== RECORDS SHOWN ==
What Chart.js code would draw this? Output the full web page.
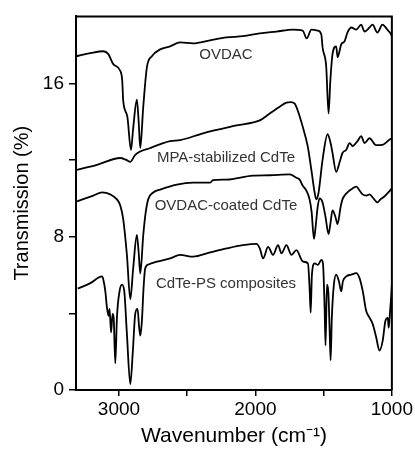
<!DOCTYPE html>
<html>
<head>
<meta charset="utf-8">
<script src="https://cdn.jsdelivr.net/npm/chart.js@4/dist/chart.umd.min.js"></script>
<style>
  html, body { margin: 0; padding: 0; background: #fff; }
  #wrap { width: 415px; height: 450px; position: relative; }
</style>
</head>
<body>
<div id="wrap"><canvas id="ftirChart"></canvas></div>
<script>
// wavenumbers (cm-1) and transmission (%)
const ovdacWn = [3312, 3210, 3115, 3078, 3042, 2990, 2976, 2969, 2939, 2912, 2896, 2869, 2855, 2844, 2822, 2795, 2759, 2698, 2625, 2552, 2457, 2333, 2211, 2092, 1968, 1846, 1727, 1654, 1624, 1590, 1544, 1517, 1508, 1481, 1464, 1451, 1435, 1408, 1398, 1371, 1347, 1325, 1298, 1261, 1225, 1201, 1164, 1142, 1106, 1069, 1033, 1006, 1000];
const ovdacT = [17.42, 17.58, 17.68, 17.53, 17.01, 16.65, 16.13, 15.10, 14.28, 12.53, 13.66, 15.15, 13.92, 12.63, 14.79, 16.86, 17.42, 17.78, 17.94, 18.14, 18.09, 18.25, 18.40, 18.47, 18.61, 18.71, 18.81, 18.76, 18.35, 18.81, 18.76, 18.56, 17.89, 16.86, 14.43, 16.13, 17.53, 17.94, 17.37, 18.04, 18.20, 18.66, 18.92, 18.81, 19.07, 18.71, 18.92, 19.07, 18.66, 19.07, 18.81, 18.56, 18.45];

const mpaWn = [3307, 3161, 2991, 2947, 2917, 2881, 2771, 2625, 2552, 2384, 2138, 1968, 1895, 1822, 1773, 1741, 1712, 1690, 1654, 1617, 1590, 1566, 1554, 1537, 1508, 1471, 1449, 1435, 1408, 1384, 1362, 1334, 1310, 1288, 1252, 1225, 1201, 1164, 1115, 1069, 1018, 1000];
const mpaT = [11.49, 11.75, 12.11, 12.01, 11.91, 12.27, 12.63, 12.99, 13.04, 13.40, 13.81, 14.07, 14.43, 14.79, 15.00, 15.03, 14.95, 14.59, 13.76, 12.73, 11.49, 10.31, 9.95, 10.31, 12.01, 13.35, 12.89, 12.37, 11.39, 11.86, 12.37, 12.54, 12.89, 12.73, 12.99, 13.25, 12.89, 13.14, 12.78, 12.80, 13.06, 13.14];

const coatedWn = [3307, 3188, 3124, 3064, 3015, 2991, 2969, 2942, 2917, 2896, 2869, 2855, 2844, 2822, 2804, 2786, 2749, 2698, 2576, 2457, 2333, 2311, 2211, 2019, 1895, 1749, 1700, 1676, 1654, 1627, 1603, 1588, 1571, 1559, 1544, 1530, 1508, 1486, 1464, 1449, 1435, 1413, 1398, 1376, 1362, 1340, 1310, 1288, 1259, 1237, 1215, 1186, 1164, 1135, 1106, 1084, 1055, 1026, 1000];
const coatedT = [9.85, 10.15, 10.31, 10.21, 9.95, 9.64, 8.92, 7.06, 4.74, 6.34, 8.09, 7.11, 6.08, 8.09, 9.28, 9.95, 10.31, 10.46, 10.72, 10.82, 10.82, 10.95, 10.98, 11.19, 11.21, 11.25, 11.08, 10.98, 10.67, 10.41, 9.95, 9.28, 7.89, 8.51, 9.54, 10.00, 9.79, 9.02, 8.14, 8.76, 9.38, 9.02, 8.66, 9.54, 9.95, 10.21, 10.41, 10.52, 10.62, 10.41, 10.21, 10.15, 10.21, 10.00, 9.79, 9.95, 10.10, 10.31, 10.52];

const psWn = [3302, 3210, 3124, 3115, 3100, 3088, 3076, 3069, 3058, 3047, 3039, 3027, 3015, 2996, 2978, 2961, 2942, 2917, 2898, 2881, 2864, 2852, 2844, 2832, 2820, 2808, 2784, 2722, 2625, 2552, 2457, 2333, 2211, 2092, 1992, 1968, 1944, 1907, 1871, 1834, 1809, 1773, 1736, 1700, 1651, 1615, 1603, 1595, 1586, 1566, 1542, 1517, 1505, 1493, 1486, 1476, 1466, 1456, 1449, 1440, 1425, 1408, 1388, 1371, 1359, 1334, 1298, 1261, 1237, 1213, 1188, 1164, 1140, 1115, 1091, 1067, 1047, 1030, 1023, 1013, 1006, 1000];
const psT = [5.29, 5.58, 5.93, 5.77, 5.15, 4.29, 3.87, 4.23, 3.01, 3.97, 3.78, 1.39, 3.78, 5.15, 5.50, 5.15, 2.94, 0.31, 2.06, 3.97, 4.23, 3.25, 2.84, 3.61, 5.31, 6.34, 6.55, 6.70, 6.87, 7.05, 6.96, 7.18, 7.39, 7.56, 7.63, 7.39, 6.87, 7.47, 7.05, 7.56, 7.13, 7.56, 7.05, 7.30, 6.70, 6.61, 5.32, 4.04, 6.02, 6.61, 6.53, 6.79, 6.61, 4.29, 2.32, 5.50, 5.15, 3.09, 1.55, 3.78, 5.50, 6.02, 5.67, 5.15, 5.67, 5.93, 6.02, 6.10, 5.84, 5.15, 4.12, 3.78, 3.44, 2.75, 2.06, 2.58, 3.61, 3.76, 3.25, 4.12, 4.79, 5.50];

const seriesNames = ['OVDAC', 'MPA-stabilized CdTe', 'OVDAC-coated CdTe', 'CdTe-PS composites'];
// where each curve label sits, in data units (wavenumber, transmission)
const labelWn = [2216, 2216, 2216, 2216];
const labelT = [17.5, 12.1, 9.6, 5.55];

const xTicks = [3000, 2500, 2000, 1500, 1000];
const xTickLabels = ['3000', '', '2000', '', '1000'];
const yTicks = [0, 4, 8, 12, 16];
const yTickLabels = ['0', '', '8', '', '16'];

const FONT = 'Arial, "Liberation Sans", sans-serif';

function toPoints(wn, t) {
  return wn.map((w, i) => ({ x: w, y: t[i] }));
}

const lineStyle = {
  borderColor: '#000',
  borderWidth: 1.8,
  pointRadius: 0,
  fill: false,
  cubicInterpolationMode: 'monotone',
};

// top/right frame plus the curve captions
const framePlugin = {
  id: 'frameAndLabels',
  afterDatasetsDraw(chart) {
    const { ctx, chartArea: a, scales } = chart;
    ctx.save();
    ctx.strokeStyle = '#000';
    ctx.lineWidth = 2;
    ctx.beginPath();
    ctx.moveTo(a.left, a.top);
    ctx.lineTo(a.right, a.top);
    ctx.lineTo(a.right, a.bottom);
    ctx.stroke();

    ctx.fillStyle = '#333';
    ctx.font = '15px ' + FONT;
    ctx.textAlign = 'center';
    ctx.textBaseline = 'middle';
    seriesNames.forEach((name, i) => {
      ctx.fillText(name, scales.x.getPixelForValue(labelWn[i]), scales.y.getPixelForValue(labelT[i]));
    });
    ctx.restore();
  }
};

const chartData = {
  datasets: [
    { label: seriesNames[0], data: toPoints(ovdacWn, ovdacT), ...lineStyle },
    { label: seriesNames[1], data: toPoints(mpaWn, mpaT), ...lineStyle },
    { label: seriesNames[2], data: toPoints(coatedWn, coatedT), ...lineStyle },
    { label: seriesNames[3], data: toPoints(psWn, psT), ...lineStyle },
  ],
};

const chartConfig = {
  type: 'line',
  data: chartData,
  options: {
    responsive: true,
    maintainAspectRatio: false,
    animation: false,
    layout: { padding: { top: 11, right: 22, left: 0, bottom: 0 } },
    plugins: {
      legend: { display: false },
      tooltip: { enabled: false },
    },
    scales: {
      x: {
        type: 'linear',
        reverse: true,
        min: 1000,
        max: 3315,
        afterBuildTicks: s => { s.ticks = xTicks.map(v => ({ value: v })); },
        afterFit: s => { s.height = 60; },
        ticks: {
          color: '#000',
          font: { family: FONT, size: 19 },
          padding: 2,
          maxRotation: 0,
          callback: v => xTickLabels[xTicks.indexOf(v)],
        },
        grid: { drawOnChartArea: false, drawTicks: true, tickLength: 6, color: '#000', lineWidth: 1.5 },
        border: { display: true, color: '#000', width: 2 },
        title: {
          display: true,
          text: 'Wavenumber (cm⁻¹)',
          color: '#000',
          font: { family: FONT, size: 21 },
          padding: { top: 0, bottom: 1 },
        },
      },
      y: {
        min: 0,
        max: 19.5,
        afterBuildTicks: s => { s.ticks = yTicks.map(v => ({ value: v })); },
        afterFit: s => { s.width = 76; },
        ticks: {
          color: '#000',
          font: { family: FONT, size: 19 },
          padding: 5,
          callback: v => yTickLabels[yTicks.indexOf(v)],
        },
        grid: { drawOnChartArea: false, drawTicks: true, tickLength: 7, color: '#000', lineWidth: 1.5 },
        border: { display: true, color: '#000', width: 2 },
        title: {
          display: true,
          text: 'Transmission (%)',
          color: '#000',
          font: { family: FONT, size: 20 },
          padding: { top: 10, bottom: 0 },
        },
      },
    },
  },
  plugins: [framePlugin],
};

new Chart(document.getElementById('ftirChart').getContext('2d'), chartConfig);
</script>
</body>
</html>
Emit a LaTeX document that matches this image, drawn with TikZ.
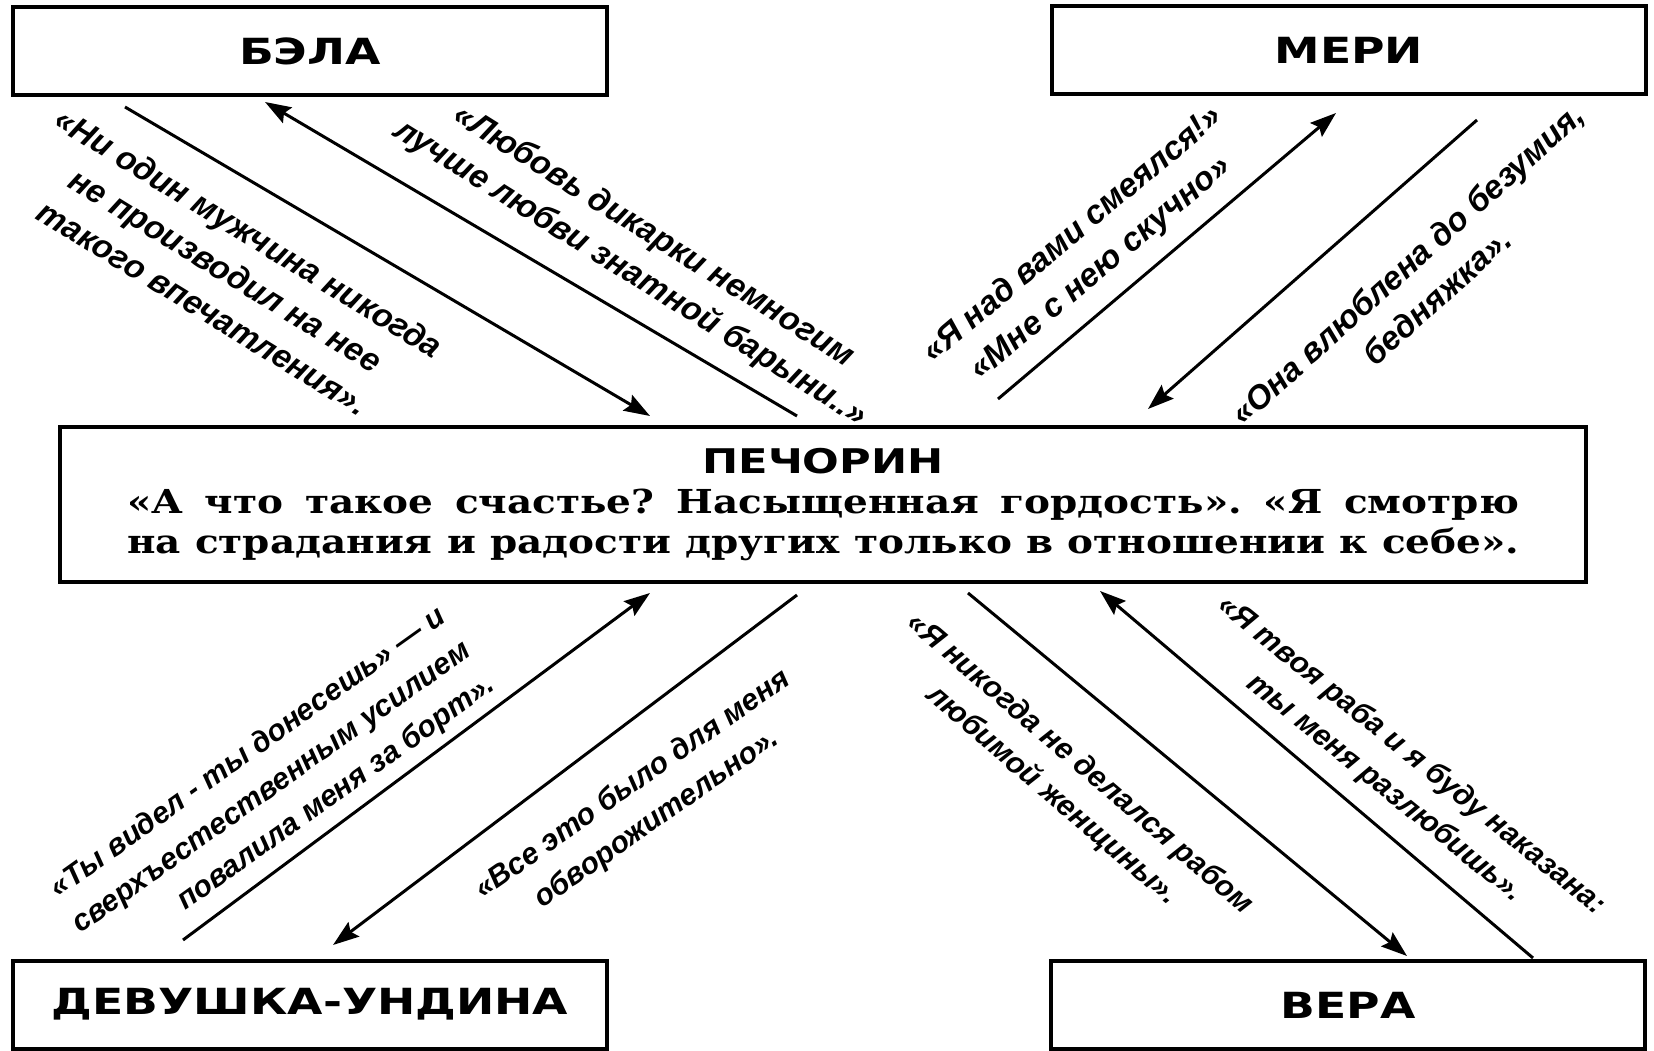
===
WHAT YOU SHOULD DO – Return nothing but the lines running from the start of the data to the line with "12.80, 13.06, 13.14];", please, both ends included and no pictures.

TASK SOLUTION –
What Chart.js code would draw this? Output the full web page.
<!DOCTYPE html>
<html>
<head>
<meta charset="utf-8">
<script src="https://cdn.jsdelivr.net/npm/chart.js@4/dist/chart.umd.min.js"></script>
<style>
  html, body { margin: 0; padding: 0; background: #fff; }
  #wrap { width: 415px; height: 450px; position: relative; }
</style>
</head>
<body>
<div id="wrap"><canvas id="ftirChart"></canvas></div>
<script>
// wavenumbers (cm-1) and transmission (%)
const ovdacWn = [3312, 3210, 3115, 3078, 3042, 2990, 2976, 2969, 2939, 2912, 2896, 2869, 2855, 2844, 2822, 2795, 2759, 2698, 2625, 2552, 2457, 2333, 2211, 2092, 1968, 1846, 1727, 1654, 1624, 1590, 1544, 1517, 1508, 1481, 1464, 1451, 1435, 1408, 1398, 1371, 1347, 1325, 1298, 1261, 1225, 1201, 1164, 1142, 1106, 1069, 1033, 1006, 1000];
const ovdacT = [17.42, 17.58, 17.68, 17.53, 17.01, 16.65, 16.13, 15.10, 14.28, 12.53, 13.66, 15.15, 13.92, 12.63, 14.79, 16.86, 17.42, 17.78, 17.94, 18.14, 18.09, 18.25, 18.40, 18.47, 18.61, 18.71, 18.81, 18.76, 18.35, 18.81, 18.76, 18.56, 17.89, 16.86, 14.43, 16.13, 17.53, 17.94, 17.37, 18.04, 18.20, 18.66, 18.92, 18.81, 19.07, 18.71, 18.92, 19.07, 18.66, 19.07, 18.81, 18.56, 18.45];

const mpaWn = [3307, 3161, 2991, 2947, 2917, 2881, 2771, 2625, 2552, 2384, 2138, 1968, 1895, 1822, 1773, 1741, 1712, 1690, 1654, 1617, 1590, 1566, 1554, 1537, 1508, 1471, 1449, 1435, 1408, 1384, 1362, 1334, 1310, 1288, 1252, 1225, 1201, 1164, 1115, 1069, 1018, 1000];
const mpaT = [11.49, 11.75, 12.11, 12.01, 11.91, 12.27, 12.63, 12.99, 13.04, 13.40, 13.81, 14.07, 14.43, 14.79, 15.00, 15.03, 14.95, 14.59, 13.76, 12.73, 11.49, 10.31, 9.95, 10.31, 12.01, 13.35, 12.89, 12.37, 11.39, 11.86, 12.37, 12.54, 12.89, 12.73, 12.99, 13.25, 12.89, 13.14, 12.78, 12.80, 13.06, 13.14];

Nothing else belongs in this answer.